Had a crippling fear of death as a child. Would literally make myself physically sick thinking about it. I would cry when we drove past cemeteries. It was bad, man. I couldn't reconcile that the lights simply go out one day and that's it. No more consciousness.
I eventually came out of it. There was no one pronged approach to it. But here's what got me started down the path of acceptance that this all ends one day:
-Death can be a release from the pain of living. Maybe you're old and have cancer. Maybe you've watched everyone you know die and you're alone. Maybe you're just tired of the daily routine once you're good and old. Death is an escape from all that. It comes blessedly to some people. Some people die happy, having lived a full life and they're just.....ready to go. Simply knowing that death can be a blessing did a lot to assuage the anguish I felt knowing that I (and fucking everyone) dies.

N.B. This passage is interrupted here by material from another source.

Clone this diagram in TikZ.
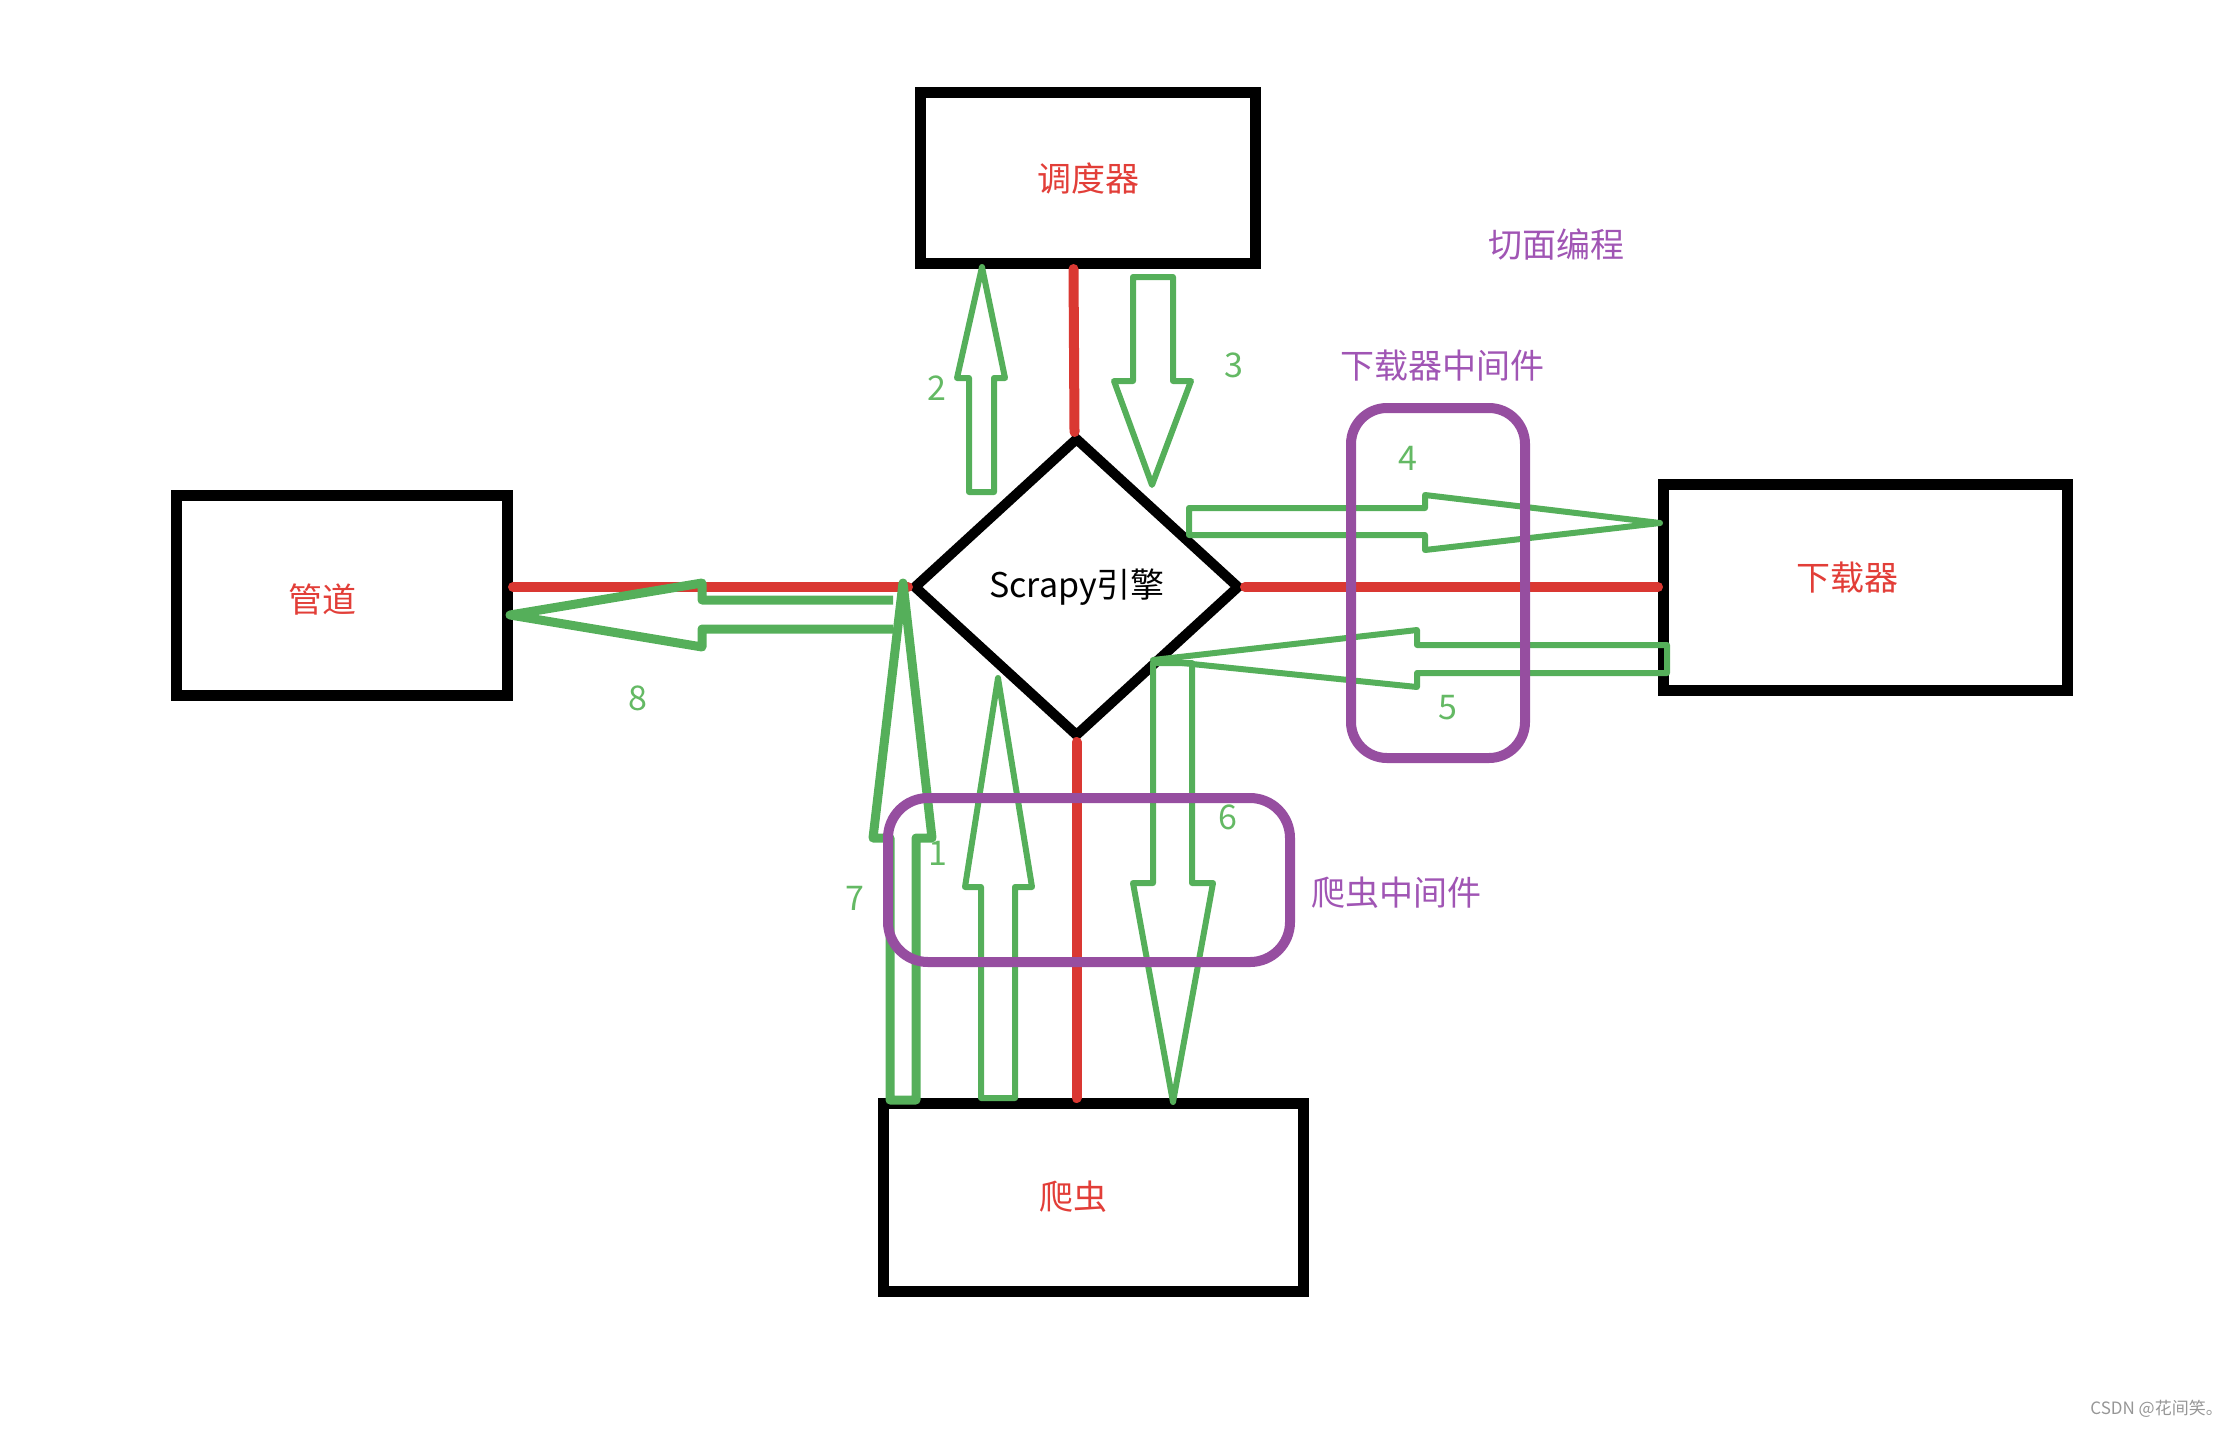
\documentclass[tikz,border=0pt]{standalone}
\usepackage{fontspec}
\newfontfamily\cjk{Noto Sans CJK SC}
\usetikzlibrary{shapes.geometric}
\definecolor{lred}{RGB}{218,56,50}
\definecolor{tred}{RGB}{226,62,56}
\definecolor{lgreen}{RGB}{85,175,90}
\definecolor{tgreen}{RGB}{100,185,100}
\definecolor{lpurple}{RGB}{150,78,160}
\definecolor{tpurple}{RGB}{160,85,180}
\definecolor{wmgray}{RGB}{150,150,150}
\begin{document}
\begin{tikzpicture}[x=1pt,y=-1pt,
  box/.style={draw=black,line width=11pt,rectangle,inner sep=0pt},
  eng/.style={draw=black,line width=10pt,diamond,inner sep=0pt,line join=miter},
  redline/.style={draw=lred,line width=10pt,line cap=round},
  garrow/.style={draw=lgreen,line width=6pt,line join=round},
  gthick/.style={draw=lgreen,line width=9pt,line join=round},
  mw/.style={draw=lpurple,line width=10pt},
  lbl/.style={font=\cjk\fontsize{34}{40}\selectfont,inner sep=0pt},
  redtext/.style={lbl,text=tred},
  purtext/.style={lbl,text=tpurple},
  numtext/.style={lbl,text=tgreen}]
\useasboundingbox (0,0) rectangle (2234,1428);
% boxes
\node[box,minimum width=335pt,minimum height=171pt] (sched) at (1088,178) {};
\node[box,minimum width=331pt,minimum height=200pt] (pipe) at (342,595.5) {};
\node[box,minimum width=404pt,minimum height=206pt] (down) at (1865.5,587.5) {};
\node[box,minimum width=420pt,minimum height=188pt] (spider) at (1093.5,1197.5) {};
\node[eng,minimum width=327pt,minimum height=300pt] (engine) at (1076.5,587) {};
% red connectors
\draw[redline] ([xshift=-3pt]engine.north |- sched.south) -- ([xshift=-2pt]engine.north);
\draw[redline] (engine.west) -- (engine.west -| pipe.east);
\draw[redline] (engine.east) -- (engine.east -| down.west);
\draw[redline] (engine.south) -- (engine.south |- spider.north);
% green block arrows
\draw[garrow] (969,492) -- (969,378) -- (957,378) -- (982,267) -- (1005,378) -- (994,378) -- (994,492) -- cycle; % 2
\draw[garrow] (1133,277) -- (1173,277) -- (1173,381) -- (1191,381) -- (1152,485) -- (1114,381) -- (1133,381) -- cycle; % 3
\draw[garrow] (1189,508) -- (1425,508) -- (1425,495) -- (1660,523) -- (1425,550) -- (1425,535) -- (1189,535) -- cycle; % 4
\draw[garrow] (1667,645) -- (1417,645) -- (1417,630) -- (1153,660) -- (1417,687) -- (1417,673) -- (1667,673) -- cycle; % 5
\draw[garrow] (1153,663) -- (1192,663) -- (1192,883) -- (1213,883) -- (1173,1102) -- (1133,883) -- (1153,883) -- cycle; % 6
\draw[garrow] (981,1098) -- (981,887) -- (965,887) -- (998,678) -- (1032,887) -- (1015,887) -- (1015,1098) -- cycle; % 1
\draw[gthick] (890,1100) -- (890,838) -- (873,838) -- (903,583) -- (932,838) -- (916,838) -- (916,1100) -- cycle; % 7
\draw[gthick] (893,600) -- (702,600) -- (702,583) -- (510,615) -- (702,647) -- (702,629) -- (893,629); % 8
% purple middleware outlines
\draw[mw,rounded corners=36pt] (1351,408) rectangle (1525,758);
\draw[mw,rounded corners=40pt] (888,798) rectangle (1290,962);
% texts
\node[redtext] (tsched) at (1088,178) {调度器};
\node[redtext] (tpipe) at (322,600) {管道};
\node[redtext] (tdown) at (1847,578) {下载器};
\node[redtext] (tspider) at (1073,1197) {爬虫};
\node[lbl,text=black] (teng) at (1077,587) {Scrapy引擎};
\node[purtext] (taop) at (1556,244) {切面编程};
\node[purtext] (tdmw) at (1442,366) {下载器中间件};
\node[purtext] (tsmw) at (1396,893) {爬虫中间件};
\node[numtext] (n2) at (937,388) {2};
\node[numtext] (n3) at (1234,365) {3};
\node[numtext] (n4) at (1408,458) {4};
\node[numtext] (n5) at (1448,708) {5};
\node[numtext] (n6) at (1228,817) {6};
\node[numtext] (n1) at (938,853) {1};
\node[numtext] (n7) at (855,898) {7};
\node[numtext] (n8) at (638,698) {8};
\node[font=\cjk\fontsize{17}{20}\selectfont,text=wmgray,anchor=east,inner sep=0pt] (wm) at (2223,1409) {CSDN @花间笑。};
\end{tikzpicture}
\end{document}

-I got spiritual. I want to know what "it" means, if "it" means anything at all. I want to live another life as someone new, to do a better job than I did with this one and give them what strength and wisdom I acquired in life. I like to believe that at the end of the day, everything we are just reverts back to energy in the system and that brings me a great deal of peace. Even if it turns out I'm wrong about errything, like I'm going to a Hell I didn't believe in, judged by a God I didn't worship....it's still something greater than the sum total of my living experience, and I look forward one day to crossing the threshold. It's not called "the last great adventure" for nothing.
-My grandfather, a pastor for the latter half of his life, did not go easily. I'm told he was genuinely terrified on his death bed, despite his faith and conviction that he was headed for a better place. I don't want to be that when my time comes, assuming I even have a say in the matter. I want to go peacefully, with no regrets. I want to greet death with a smile, not a grimace or a wail. And by the time I am actually dead, well, things like embarrassment and shame are already behind me.

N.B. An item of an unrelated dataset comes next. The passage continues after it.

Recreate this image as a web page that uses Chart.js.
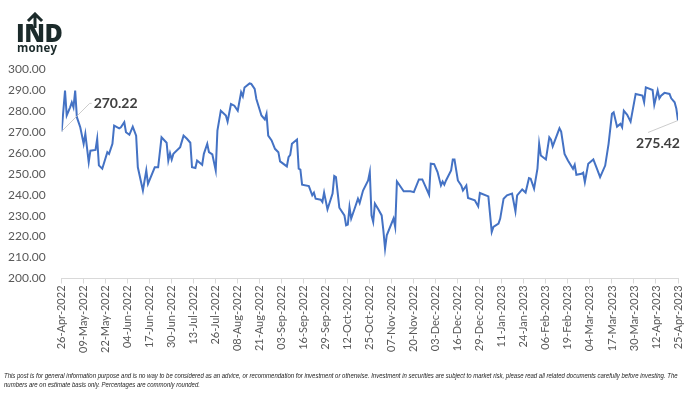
<!DOCTYPE html>
<html>
<head>
<meta charset="utf-8">
<script src="https://cdn.jsdelivr.net/npm/chart.js@4"></script>
<style>
  html, body { margin: 0; padding: 0; background: #fff; }
  #wrap { position: relative; width: 700px; height: 393px; overflow: hidden; }
  #c { position: absolute; left: 0; top: 0; }
  #logo { position: absolute; left: 16px; top: 12px; color: #1b2a2a; font-family: "Open Sans", "DejaVu Sans", sans-serif; }
  #logo .ind { position: absolute; left: 0; top: 8px; font-size: 25px; font-weight: 800; letter-spacing: -0.5px; line-height: 25px; }
  #logo .money { position: absolute; left: 1px; top: 30px; font-size: 11.5px; font-weight: 700; line-height: 12px; letter-spacing: 0.2px; }
  #logo svg { position: absolute; left: 0; top: 0; }
  .foot { position: absolute; left: 4px; font-family: "Liberation Sans", "DejaVu Sans", sans-serif; font-style: italic; font-size: 6.4px; color: #222; white-space: nowrap; transform-origin: 0 0; }
</style>
</head>
<body>
<div id="wrap">
  <canvas id="c" width="700" height="393"></canvas>
  <div id="logo">
    <svg width="40" height="16" viewBox="0 0 40 16">
      <path d="M19 16 L19 3 M13 8 L19 2 L25 8" stroke="#1b2a2a" stroke-width="3" fill="none" stroke-linecap="square"/>
    </svg>
    <div class="ind">IND</div>
    <div class="money">money</div>
  </div>
  <div class="foot" id="f1" style="top:372px;">This post is for general information purpose and is no way to be considered as an advice, or recommendation for investment or otherwise. Investment in securities are subject to market risk, please read all related documents carefully before investing. The</div>
  <div class="foot" id="f2" style="top:381px;">numbers are on estimate basis only. Percentages are commonly rounded.</div>
</div>
<script>
// Day offsets from 26-Apr-2022 and closing values
const dayOffsets = [0,2,3,5,6,7,8,9,11,13,14,16,17,20,21,22,24,27,28,30,31,34,35,37,38,40,42,44,45,48,50,51,55,57,59,62,63,64,65,66,70,72,74,76,77,79,80,83,84,86,87,89,91,92,94,97,98,100,102,104,106,107,108,111,112,114,115,118,120,121,122,124,126,128,129,133,134,135,136,139,140,141,142,146,148,149,150,153,154,155,157,160,161,162,164,167,168,169,170,171,173,175,176,178,181,182,183,184,185,187,189,190,191,192,196,197,198,199,202,206,208,211,213,217,218,220,222,224,225,226,227,230,231,232,234,236,237,239,240,244,246,247,252,254,255,258,259,261,263,266,268,269,272,274,276,277,279,281,282,283,286,288,289,290,294,295,297,299,302,303,304,307,308,309,311,314,316,318,321,323,325,326,328,330,331,332,334,336,339,343,344,345,349,350,352,353,354,356,359,360,362,363,364];
const prices = [270.22,289.7,277.8,281.7,284.1,281.7,289.7,277.0,272.2,264.3,269.0,255.5,261.0,261.4,266.7,254.0,252.4,260.3,259.5,264.3,273.0,271.7,272.2,274.6,269.8,268.6,272.5,268.2,253.1,242.0,251.6,245.2,253.1,253.1,267.4,264.8,256.3,259.8,256.8,259.5,262.7,268.2,266.7,264.8,253.1,252.7,256.3,254.3,259.5,264.3,260.3,259.2,251.6,270.6,280.1,277.8,274.9,283.3,282.5,280.1,288.9,287.0,291.2,293.1,292.9,290.5,285.7,277.8,275.9,278.6,268.2,265.9,261.9,260.3,255.9,253.5,257.9,259.0,264.3,266.3,252.4,252.0,244.8,244.1,239.7,241.0,238.1,237.6,236.5,241.0,233.0,240.5,248.9,248.4,233.8,230.1,225.4,225.7,234.1,228.6,233.3,238.1,236.0,242.0,246.8,250.8,230.1,227.0,235.7,233.0,230.1,223.0,214.3,220.6,228.6,224.6,246.3,245.2,241.6,241.6,241.2,247.3,247.3,240.0,254.8,254.6,250.8,244.4,246.3,244.8,246.8,251.6,256.8,256.8,246.8,244.4,242.0,244.4,238.4,237.3,234.4,240.8,239.2,222.2,224.6,226.2,228.6,238.1,239.7,240.5,232.0,239.7,242.5,241.0,247.9,247.6,242.9,252.4,264.3,258.7,256.8,267.4,266.3,263.1,271.7,270.1,259.5,256.3,252.4,254.3,249.5,250.0,250.5,246.0,254.8,256.8,252.7,248.4,253.9,264.3,278.6,279.3,272.5,273.8,272.2,280.1,278.1,274.9,288.1,287.3,284.1,291.2,290.0,282.9,289.7,286.0,287.3,288.6,288.1,286.0,284.1,281.2,275.42];
const tickLabels = ["26-Apr-2022","09-May-2022","22-May-2022","04-Jun-2022","17-Jun-2022","30-Jun-2022","13-Jul-2022","26-Jul-2022","08-Aug-2022","21-Aug-2022","03-Sep-2022","16-Sep-2022","29-Sep-2022","12-Oct-2022","25-Oct-2022","07-Nov-2022","20-Nov-2022","03-Dec-2022","16-Dec-2022","29-Dec-2022","11-Jan-2023","24-Jan-2023","06-Feb-2023","19-Feb-2023","04-Mar-2023","17-Mar-2023","30-Mar-2023","12-Apr-2023","25-Apr-2023"];
const firstLabel = "270.22";
const lastLabel = "275.42";

const points = dayOffsets.map((d, i) => ({ x: d, y: prices[i] }));

const endLabels = {
  id: 'endLabels',
  afterDatasetsDraw(chart) {
    const meta = chart.getDatasetMeta(0);
    const p0 = meta.data[0], pN = meta.data[meta.data.length - 1];
    const ctx = chart.ctx;
    ctx.save();
    ctx.strokeStyle = '#bfbfbf';
    ctx.lineWidth = 0.8;
    ctx.beginPath();
    ctx.moveTo(p0.x, p0.y);
    ctx.lineTo(p0.x + 28, p0.y - 28);
    ctx.lineTo(p0.x + 30, p0.y - 28);
    ctx.moveTo(pN.x, pN.y);
    ctx.lineTo(pN.x - 30, pN.y + 12);
    ctx.stroke();
    ctx.fillStyle = '#404040';
    ctx.font = 'bold 14px Lato, "Open Sans", sans-serif';
    ctx.textBaseline = 'middle';
    ctx.textAlign = 'left';
    ctx.fillText(firstLabel, p0.x + 32, p0.y - 28);
    ctx.textAlign = 'center';
    ctx.fillText(lastLabel, pN.x - 20, pN.y + 23);
    ctx.restore();
  }
};

new Chart(document.getElementById('c'), {
  type: 'line',
  data: {
    datasets: [{
      data: points,
      borderColor: '#4472C4',
      borderWidth: 2,
      pointRadius: 0,
      tension: 0,
      fill: false
    }]
  },
  options: {
    responsive: false,
    animation: false,
    layout: { padding: { left: 0, right: 22, top: 69, bottom: 38 } },
    plugins: { legend: { display: false }, tooltip: { enabled: false } },
    scales: {
      x: {
        type: 'linear',
        min: 0, max: 364,
        ticks: {
          stepSize: 13,
          autoSkip: false,
          minRotation: 90, maxRotation: 90,
          color: '#595959',
          font: { family: 'Lato, "Open Sans", sans-serif', size: 11 },
          padding: 2,
          callback: (v) => tickLabels[Math.round(v / 13)]
        },
        grid: { drawOnChartArea: false, color: '#d9d9d9', tickLength: 5 },
        border: { color: '#d9d9d9', width: 1 }
      },
      y: {
        min: 200, max: 300,
        ticks: {
          stepSize: 10,
          color: '#595959',
          font: { family: 'Lato, "Open Sans", sans-serif', size: 12 },
          padding: 8,
          callback: (v) => v.toFixed(2)
        },
        grid: { display: false },
        border: { display: false }
      }
    }
  },
  plugins: [endLabels]
});

const f1 = document.getElementById('f1');
const s = 674 / f1.offsetWidth;
f1.style.transform = 'scaleX(' + s + ')';
document.getElementById('f2').style.transform = 'scaleX(' + s + ')';
</script>
</body>
</html>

-This is perhaps the most important thing I learned though: you can't change it. You can't control it. You can fight it, try to dream it away, or ignore it until it's right on top of you, it doesn't matter. Much like the things we stress about in life that aren't worth stressing over because we have no control over traffic, asshole bosses or coworkers, the economy and all other things....death is at the top of the list for "shit you can't do anything about so why are you letting it bug you?" The fact death is bothering you might speak to some other actual problem you have with things you can't control, and death has crossed your awareness as the biggest and most obvious thing you can't do anything about.
-Channel your understanding that your life matters, even on the most basic personal level, into something useful or enjoyable. Learn. Get skilled. Reach a pinnacle. Explore. Live. Love. The knowledge of your own mortality can drive you into a fear-based life style if you let it. But the only fear that I think is worth letting motivate you is the fear you're not doing with your oh-so-very-finite life what you want to do with it. Whether that's being good at something, being popular, being worldly, being successful, rich, educated, or yes, even just getting to slack and have as much fun as possible, it's all a better use of your energy and literally your existence than living trapped by fear and dread.

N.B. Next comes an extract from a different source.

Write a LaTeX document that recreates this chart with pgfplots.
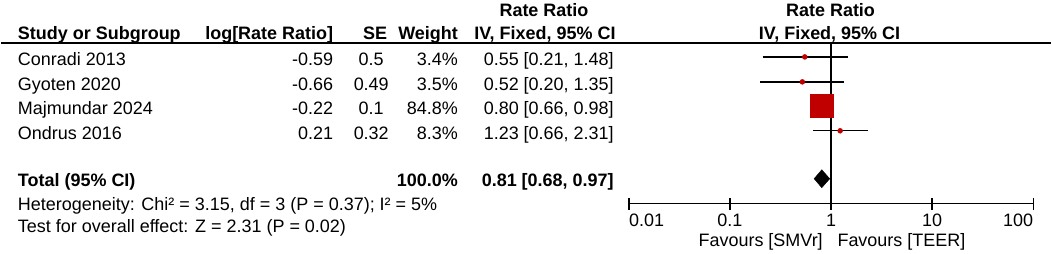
\documentclass[border=0pt]{standalone}
\usepackage{pgfplots}
\pgfplotsset{compat=1.18}
\usepackage{fontspec}
\setmainfont{Liberation Sans}
\definecolor{rmred}{RGB}{192,0,0}
\begin{document}
\begin{tikzpicture}[x=1pt,y=1pt]
\path (0,0) rectangle (1052,254);
% header line
\draw[line width=1.6pt] (0,254-43) -- (1052,254-43);
\begin{scope}[y=-1pt,yshift=254pt]
\tikzset{t/.style={inner sep=0pt,anchor=base,font=\fontsize{18}{20}\selectfont},
  b/.style={inner sep=0pt,anchor=base,font=\fontsize{18}{20}\selectfont\bfseries}}
% headers
\node[b,anchor=base west] at (17,39.5) {Study or Subgroup};
\node[b,anchor=base east] at (333,39.5) {log[Rate Ratio]};
\node[b,anchor=base east] at (387,39.5) {SE};
\node[b,anchor=base east] at (458,39.5) {Weight};
\node[b] at (544,16.5) {Rate Ratio};
\node[b] at (545,39.5) {IV, Fixed, 95\% CI};
\node[b] at (831,16.5) {Rate Ratio};
\node[b] at (830,39.5) {IV, Fixed, 95\% CI};
% rows
\foreach \y/\n/\l/\s/\w/\c in {66/Conradi 2013/-0.59/0.5/3.4/0.55 [0.21{,} 1.48],
  90.5/Gyoten 2020/-0.66/0.49/3.5/0.52 [0.20{,} 1.35],
  115/Majmundar 2024/-0.22/0.1/84.8/0.80 [0.66{,} 0.98],
  139.5/Ondrus 2016/0.21/0.32/8.3/1.23 [0.66{,} 2.31]}{
  \node[t,anchor=base west] at (17,\y) {\n};
  \node[t,anchor=base east] at (333,\y) {\l};
  \node[t] at (371,\y) {\s};
  \node[t,anchor=base east] at (458,\y) {\w\%};
  \node[t,anchor=base east] at (614,\y) {\c};
}
\node[b,anchor=base west] at (17,187) {Total (95\% CI)};
\node[b,anchor=base east] at (458,187) {100.0\%};
\node[b,anchor=base east] at (614,187) {0.81 [0.68, 0.97]};
\node[t,anchor=base west] at (17,210.5) {Heterogeneity: Chi² = 3.15, df = 3 (P = 0.37); I² = 5\%};
\node[t,anchor=base west] at (17,233) {Test for overall effect: Z = 2.31 (P = 0.02)};
\node[t] at (761,246.5) {Favours [SMVr]};
\node[t] at (902,246.5) {Favours [TEER]};
\end{scope}
\begin{axis}[
  at={(629pt,50pt)}, anchor=south west,
  scale only axis, width=405pt, height=161pt,
  xmode=log, xmin=0.01, xmax=100,
  ymin=-204, ymax=-43,
  axis x line*=bottom, axis y line=none,
  x axis line style={line width=1.4pt},
  xtick={0.01,0.1,1,10,100}, xticklabels={},
  xminorticks=false,
  tick align=center, major tick length=12pt,
  every tick/.style={black,line width=1.4pt},
  clip=false,
]
\addplot[black,line width=1.3pt] coordinates {(1,-43) (1,-204)};
% CIs
\addplot[black,line width=1.3pt] coordinates {(0.21,-57) (1.48,-57)};
\addplot[black,line width=1.3pt] coordinates {(0.20,-82) (1.35,-82)};
\addplot[black,line width=1.3pt] coordinates {(0.66,-106) (0.98,-106)};
\addplot[black,line width=1.3pt] coordinates {(0.66,-131) (2.31,-131)};
% markers
\addplot[only marks,mark=*,mark size=2.5pt,color=rmred] coordinates {(0.55,-57) (0.52,-82) (1.23,-131)};
\addplot[only marks,mark=square*,mark size=11.5pt,color=rmred] coordinates {(0.80,-106)};
% diamond
\addplot[fill=black,draw=black] coordinates {(0.68,-179) (0.81,-170) (0.97,-179) (0.81,-188)} -- cycle;
% tick labels
\node[anchor=base west,inner sep=0pt,font=\fontsize{18}{20}\selectfont] at (axis cs:0.01,-226.5) {0.01};
\node[anchor=base,inner sep=0pt,font=\fontsize{18}{20}\selectfont] at (axis cs:0.1,-226.5) {0.1};
\node[anchor=base,inner sep=0pt,font=\fontsize{18}{20}\selectfont] at (axis cs:1,-226.5) {1};
\node[anchor=base,inner sep=0pt,font=\fontsize{18}{20}\selectfont] at (axis cs:10,-226.5) {10};
\node[anchor=base east,inner sep=0pt,font=\fontsize{18}{20}\selectfont] at (axis cs:100,-226.5) {100};
\end{axis}
\end{tikzpicture}
\end{document}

-Personally, I made a friend of death and that made me a pretty morbid teenager. Not quite goth but not exactly the life of the party. That's not always a healthy thing either. Being obsessed with death doesn't make you very likeable or relatable to people, and may scare the shit out of some people. Depending on your age, people might view it as borderline something-they-need-to-intervene-in. Don't get sucked up in the question unless you're going to do something useful with it. Just brooding about the finality of it all and wearing black because colors are for people who don't realize they're already dead and saying "nothing matters anyways" in response to most questions is NOT the way to go.
I guess my biggest tip is: don't fear death. Learn to respect it. Learn to understand its place in the entire cycle of existence, how without death nothing could live because life is death, and death is life. You don't even need to be religious OR spiritual to appreciate this truth, you understand it via science or just basic, everyday observation.
When you can grok that death is as much a part of life as life is of death, and you can accept your place in the cycle, peace will come a little easier.